(Entries taken from a collection)
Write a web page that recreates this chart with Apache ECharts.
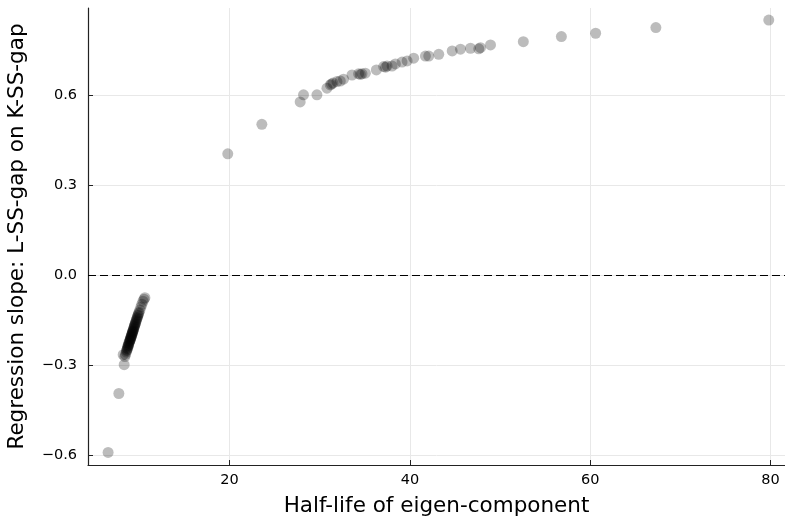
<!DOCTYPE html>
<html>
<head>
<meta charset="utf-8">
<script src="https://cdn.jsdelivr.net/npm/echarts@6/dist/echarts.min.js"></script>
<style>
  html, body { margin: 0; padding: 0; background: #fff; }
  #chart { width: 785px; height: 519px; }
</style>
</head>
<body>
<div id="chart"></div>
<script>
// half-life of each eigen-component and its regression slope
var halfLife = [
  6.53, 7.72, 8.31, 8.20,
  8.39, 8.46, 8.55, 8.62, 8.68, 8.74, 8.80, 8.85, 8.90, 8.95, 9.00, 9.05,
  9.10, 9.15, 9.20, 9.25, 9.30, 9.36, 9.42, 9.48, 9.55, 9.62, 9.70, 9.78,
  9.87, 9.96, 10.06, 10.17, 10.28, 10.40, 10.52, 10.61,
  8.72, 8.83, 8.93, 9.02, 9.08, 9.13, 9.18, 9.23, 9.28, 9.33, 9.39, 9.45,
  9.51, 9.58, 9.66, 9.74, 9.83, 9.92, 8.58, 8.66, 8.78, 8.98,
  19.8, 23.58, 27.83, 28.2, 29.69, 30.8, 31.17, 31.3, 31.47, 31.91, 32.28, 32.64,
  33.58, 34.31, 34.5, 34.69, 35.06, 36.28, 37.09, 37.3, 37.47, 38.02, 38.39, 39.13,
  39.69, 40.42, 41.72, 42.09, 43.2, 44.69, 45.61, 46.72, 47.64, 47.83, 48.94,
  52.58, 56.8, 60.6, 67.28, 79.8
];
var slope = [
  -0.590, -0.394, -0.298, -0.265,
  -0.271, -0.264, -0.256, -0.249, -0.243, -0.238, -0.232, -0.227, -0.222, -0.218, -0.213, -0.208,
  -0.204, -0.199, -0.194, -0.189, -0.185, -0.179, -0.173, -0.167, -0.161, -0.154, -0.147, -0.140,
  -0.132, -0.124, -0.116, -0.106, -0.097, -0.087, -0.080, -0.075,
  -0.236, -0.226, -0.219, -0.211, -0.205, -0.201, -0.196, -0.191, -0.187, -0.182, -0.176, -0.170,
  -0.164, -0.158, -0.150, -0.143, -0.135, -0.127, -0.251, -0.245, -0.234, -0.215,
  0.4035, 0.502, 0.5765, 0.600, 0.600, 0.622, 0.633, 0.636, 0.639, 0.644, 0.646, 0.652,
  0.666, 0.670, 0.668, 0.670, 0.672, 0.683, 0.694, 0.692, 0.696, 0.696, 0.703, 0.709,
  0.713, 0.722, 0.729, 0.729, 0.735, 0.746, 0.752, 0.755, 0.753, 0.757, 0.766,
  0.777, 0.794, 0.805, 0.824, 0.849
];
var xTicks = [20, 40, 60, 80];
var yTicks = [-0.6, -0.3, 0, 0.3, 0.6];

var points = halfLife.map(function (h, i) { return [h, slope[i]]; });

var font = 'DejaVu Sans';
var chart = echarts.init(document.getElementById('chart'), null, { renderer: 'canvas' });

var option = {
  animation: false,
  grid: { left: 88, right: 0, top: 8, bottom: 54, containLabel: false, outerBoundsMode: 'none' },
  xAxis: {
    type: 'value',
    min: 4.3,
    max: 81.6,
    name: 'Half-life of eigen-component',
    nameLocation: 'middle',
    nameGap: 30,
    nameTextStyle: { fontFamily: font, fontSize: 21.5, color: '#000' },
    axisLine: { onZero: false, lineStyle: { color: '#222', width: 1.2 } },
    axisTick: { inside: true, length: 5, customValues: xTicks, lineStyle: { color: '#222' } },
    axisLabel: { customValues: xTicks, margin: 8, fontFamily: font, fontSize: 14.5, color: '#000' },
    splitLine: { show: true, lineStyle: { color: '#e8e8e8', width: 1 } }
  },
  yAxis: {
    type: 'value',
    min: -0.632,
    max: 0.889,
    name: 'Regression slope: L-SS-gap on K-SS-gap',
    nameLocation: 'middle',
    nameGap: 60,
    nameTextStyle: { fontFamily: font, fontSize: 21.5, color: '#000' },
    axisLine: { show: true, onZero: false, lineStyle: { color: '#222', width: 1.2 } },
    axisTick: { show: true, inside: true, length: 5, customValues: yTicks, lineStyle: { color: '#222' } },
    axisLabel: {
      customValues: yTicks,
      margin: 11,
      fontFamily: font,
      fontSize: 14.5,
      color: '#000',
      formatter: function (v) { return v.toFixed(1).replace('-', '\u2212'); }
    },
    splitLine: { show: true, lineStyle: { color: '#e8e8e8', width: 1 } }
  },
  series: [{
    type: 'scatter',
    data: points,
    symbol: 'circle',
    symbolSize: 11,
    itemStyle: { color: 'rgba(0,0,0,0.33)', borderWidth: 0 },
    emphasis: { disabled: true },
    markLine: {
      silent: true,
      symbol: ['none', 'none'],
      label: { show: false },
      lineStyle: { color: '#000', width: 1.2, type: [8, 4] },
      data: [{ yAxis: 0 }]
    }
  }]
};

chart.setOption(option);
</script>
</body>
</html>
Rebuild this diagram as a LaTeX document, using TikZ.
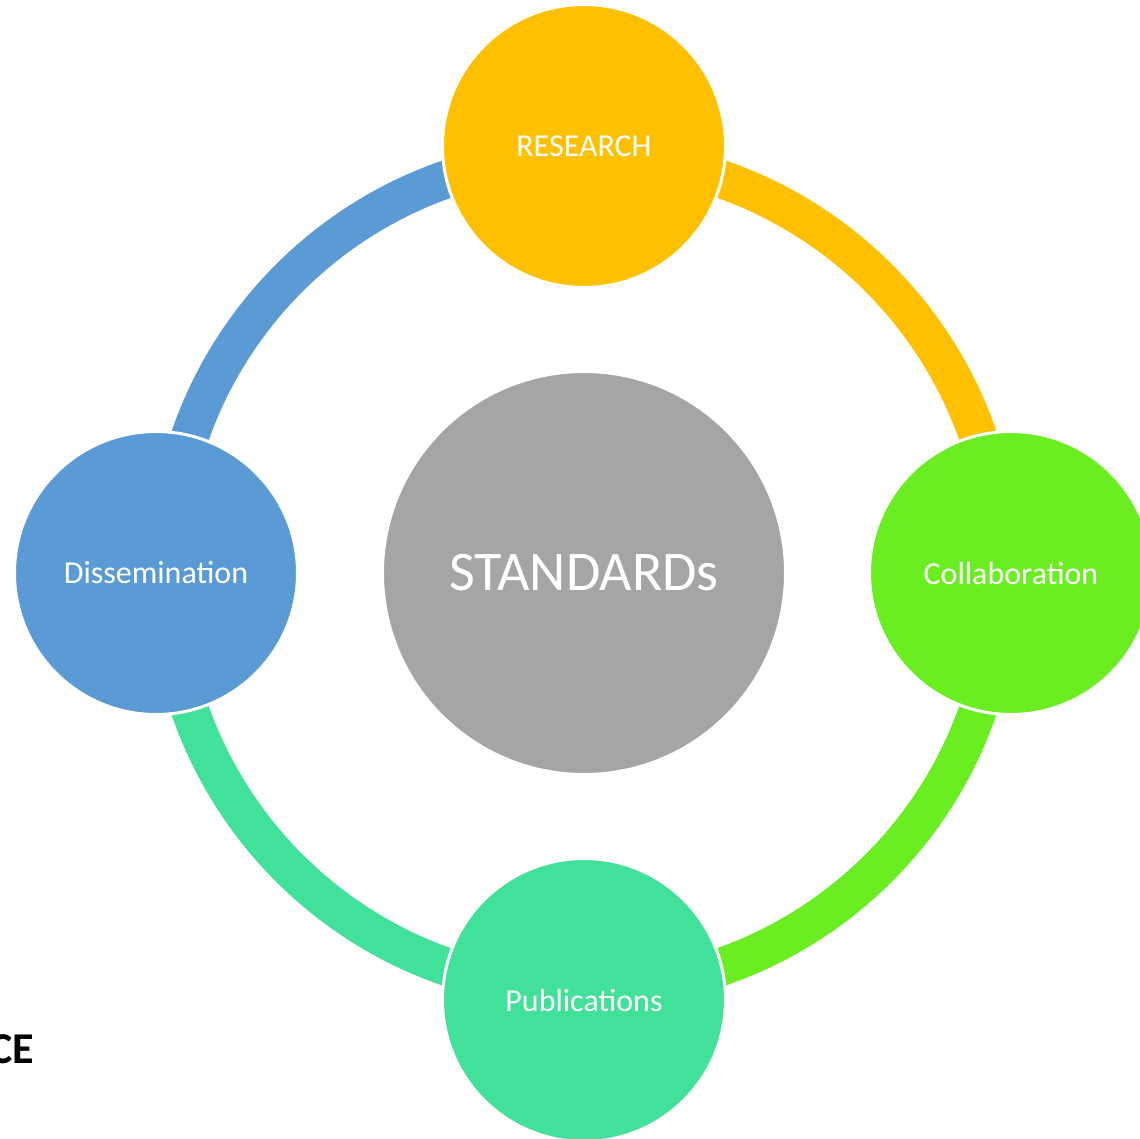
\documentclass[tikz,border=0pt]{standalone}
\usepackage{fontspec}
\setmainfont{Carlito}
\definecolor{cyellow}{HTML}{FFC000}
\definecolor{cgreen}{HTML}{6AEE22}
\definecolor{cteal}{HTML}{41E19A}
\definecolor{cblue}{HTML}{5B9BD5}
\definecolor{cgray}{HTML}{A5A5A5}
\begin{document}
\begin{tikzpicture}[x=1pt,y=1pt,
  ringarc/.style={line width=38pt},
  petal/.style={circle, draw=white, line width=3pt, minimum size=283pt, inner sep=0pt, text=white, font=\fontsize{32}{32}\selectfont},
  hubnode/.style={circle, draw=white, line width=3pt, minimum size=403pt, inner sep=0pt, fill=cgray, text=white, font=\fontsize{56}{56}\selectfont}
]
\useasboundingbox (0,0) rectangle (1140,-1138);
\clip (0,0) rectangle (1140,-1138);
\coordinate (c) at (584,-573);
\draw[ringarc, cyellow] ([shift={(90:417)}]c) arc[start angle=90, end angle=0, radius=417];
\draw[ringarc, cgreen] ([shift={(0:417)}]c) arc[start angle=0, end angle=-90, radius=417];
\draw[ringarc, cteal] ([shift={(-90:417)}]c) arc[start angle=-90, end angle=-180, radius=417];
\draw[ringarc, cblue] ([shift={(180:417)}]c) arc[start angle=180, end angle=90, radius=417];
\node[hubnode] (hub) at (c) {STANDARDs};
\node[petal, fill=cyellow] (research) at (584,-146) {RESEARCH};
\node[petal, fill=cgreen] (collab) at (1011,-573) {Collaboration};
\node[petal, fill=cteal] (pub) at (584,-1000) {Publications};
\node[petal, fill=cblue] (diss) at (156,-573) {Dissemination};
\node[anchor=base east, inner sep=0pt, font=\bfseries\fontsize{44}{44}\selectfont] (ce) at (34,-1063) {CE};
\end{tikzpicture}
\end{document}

▶ Stated goal
Write out the records above exactly as they appear, leaving out any pictures.

▶ Result of the exercise
Write a web page that recreates this chart with Apache ECharts.
<!DOCTYPE html>
<html>
<head>
<meta charset="utf-8">
<script src="https://cdn.jsdelivr.net/npm/echarts@6/dist/echarts.min.js"></script>
<style>
  html, body { margin: 0; padding: 0; background: #fff; }
  #chart { width: 785px; height: 519px; }
</style>
</head>
<body>
<div id="chart"></div>
<script>
// half-life of each eigen-component and its regression slope
var halfLife = [
  6.53, 7.72, 8.31, 8.20,
  8.39, 8.46, 8.55, 8.62, 8.68, 8.74, 8.80, 8.85, 8.90, 8.95, 9.00, 9.05,
  9.10, 9.15, 9.20, 9.25, 9.30, 9.36, 9.42, 9.48, 9.55, 9.62, 9.70, 9.78,
  9.87, 9.96, 10.06, 10.17, 10.28, 10.40, 10.52, 10.61,
  8.72, 8.83, 8.93, 9.02, 9.08, 9.13, 9.18, 9.23, 9.28, 9.33, 9.39, 9.45,
  9.51, 9.58, 9.66, 9.74, 9.83, 9.92, 8.58, 8.66, 8.78, 8.98,
  19.8, 23.58, 27.83, 28.2, 29.69, 30.8, 31.17, 31.3, 31.47, 31.91, 32.28, 32.64,
  33.58, 34.31, 34.5, 34.69, 35.06, 36.28, 37.09, 37.3, 37.47, 38.02, 38.39, 39.13,
  39.69, 40.42, 41.72, 42.09, 43.2, 44.69, 45.61, 46.72, 47.64, 47.83, 48.94,
  52.58, 56.8, 60.6, 67.28, 79.8
];
var slope = [
  -0.590, -0.394, -0.298, -0.265,
  -0.271, -0.264, -0.256, -0.249, -0.243, -0.238, -0.232, -0.227, -0.222, -0.218, -0.213, -0.208,
  -0.204, -0.199, -0.194, -0.189, -0.185, -0.179, -0.173, -0.167, -0.161, -0.154, -0.147, -0.140,
  -0.132, -0.124, -0.116, -0.106, -0.097, -0.087, -0.080, -0.075,
  -0.236, -0.226, -0.219, -0.211, -0.205, -0.201, -0.196, -0.191, -0.187, -0.182, -0.176, -0.170,
  -0.164, -0.158, -0.150, -0.143, -0.135, -0.127, -0.251, -0.245, -0.234, -0.215,
  0.4035, 0.502, 0.5765, 0.600, 0.600, 0.622, 0.633, 0.636, 0.639, 0.644, 0.646, 0.652,
  0.666, 0.670, 0.668, 0.670, 0.672, 0.683, 0.694, 0.692, 0.696, 0.696, 0.703, 0.709,
  0.713, 0.722, 0.729, 0.729, 0.735, 0.746, 0.752, 0.755, 0.753, 0.757, 0.766,
  0.777, 0.794, 0.805, 0.824, 0.849
];
var xTicks = [20, 40, 60, 80];
var yTicks = [-0.6, -0.3, 0, 0.3, 0.6];

var points = halfLife.map(function (h, i) { return [h, slope[i]]; });

var font = 'DejaVu Sans';
var chart = echarts.init(document.getElementById('chart'), null, { renderer: 'canvas' });

var option = {
  animation: false,
  grid: { left: 88, right: 0, top: 8, bottom: 54, containLabel: false, outerBoundsMode: 'none' },
  xAxis: {
    type: 'value',
    min: 4.3,
    max: 81.6,
    name: 'Half-life of eigen-component',
    nameLocation: 'middle',
    nameGap: 30,
    nameTextStyle: { fontFamily: font, fontSize: 21.5, color: '#000' },
    axisLine: { onZero: false, lineStyle: { color: '#222', width: 1.2 } },
    axisTick: { inside: true, length: 5, customValues: xTicks, lineStyle: { color: '#222' } },
    axisLabel: { customValues: xTicks, margin: 8, fontFamily: font, fontSize: 14.5, color: '#000' },
    splitLine: { show: true, lineStyle: { color: '#e8e8e8', width: 1 } }
  },
  yAxis: {
    type: 'value',
    min: -0.632,
    max: 0.889,
    name: 'Regression slope: L-SS-gap on K-SS-gap',
    nameLocation: 'middle',
    nameGap: 60,
    nameTextStyle: { fontFamily: font, fontSize: 21.5, color: '#000' },
    axisLine: { show: true, onZero: false, lineStyle: { color: '#222', width: 1.2 } },
    axisTick: { show: true, inside: true, length: 5, customValues: yTicks, lineStyle: { color: '#222' } },
    axisLabel: {
      customValues: yTicks,
      margin: 11,
      fontFamily: font,
      fontSize: 14.5,
      color: '#000',
      formatter: function (v) { return v.toFixed(1).replace('-', '\u2212'); }
    },
    splitLine: { show: true, lineStyle: { color: '#e8e8e8', width: 1 } }
  },
  series: [{
    type: 'scatter',
    data: points,
    symbol: 'circle',
    symbolSize: 11,
    itemStyle: { color: 'rgba(0,0,0,0.33)', borderWidth: 0 },
    emphasis: { disabled: true },
    markLine: {
      silent: true,
      symbol: ['none', 'none'],
      label: { show: false },
      lineStyle: { color: '#000', width: 1.2, type: [8, 4] },
      data: [{ yAxis: 0 }]
    }
  }]
};

chart.setOption(option);
</script>
</body>
</html>
Rebuild this diagram as a LaTeX document, using TikZ.
\documentclass[tikz,border=0pt]{standalone}
\usepackage{fontspec}
\setmainfont{Carlito}
\definecolor{cyellow}{HTML}{FFC000}
\definecolor{cgreen}{HTML}{6AEE22}
\definecolor{cteal}{HTML}{41E19A}
\definecolor{cblue}{HTML}{5B9BD5}
\definecolor{cgray}{HTML}{A5A5A5}
\begin{document}
\begin{tikzpicture}[x=1pt,y=1pt,
  ringarc/.style={line width=38pt},
  petal/.style={circle, draw=white, line width=3pt, minimum size=283pt, inner sep=0pt, text=white, font=\fontsize{32}{32}\selectfont},
  hubnode/.style={circle, draw=white, line width=3pt, minimum size=403pt, inner sep=0pt, fill=cgray, text=white, font=\fontsize{56}{56}\selectfont}
]
\useasboundingbox (0,0) rectangle (1140,-1138);
\clip (0,0) rectangle (1140,-1138);
\coordinate (c) at (584,-573);
\draw[ringarc, cyellow] ([shift={(90:417)}]c) arc[start angle=90, end angle=0, radius=417];
\draw[ringarc, cgreen] ([shift={(0:417)}]c) arc[start angle=0, end angle=-90, radius=417];
\draw[ringarc, cteal] ([shift={(-90:417)}]c) arc[start angle=-90, end angle=-180, radius=417];
\draw[ringarc, cblue] ([shift={(180:417)}]c) arc[start angle=180, end angle=90, radius=417];
\node[hubnode] (hub) at (c) {STANDARDs};
\node[petal, fill=cyellow] (research) at (584,-146) {RESEARCH};
\node[petal, fill=cgreen] (collab) at (1011,-573) {Collaboration};
\node[petal, fill=cteal] (pub) at (584,-1000) {Publications};
\node[petal, fill=cblue] (diss) at (156,-573) {Dissemination};
\node[anchor=base east, inner sep=0pt, font=\bfseries\fontsize{44}{44}\selectfont] (ce) at (34,-1063) {CE};
\end{tikzpicture}
\end{document}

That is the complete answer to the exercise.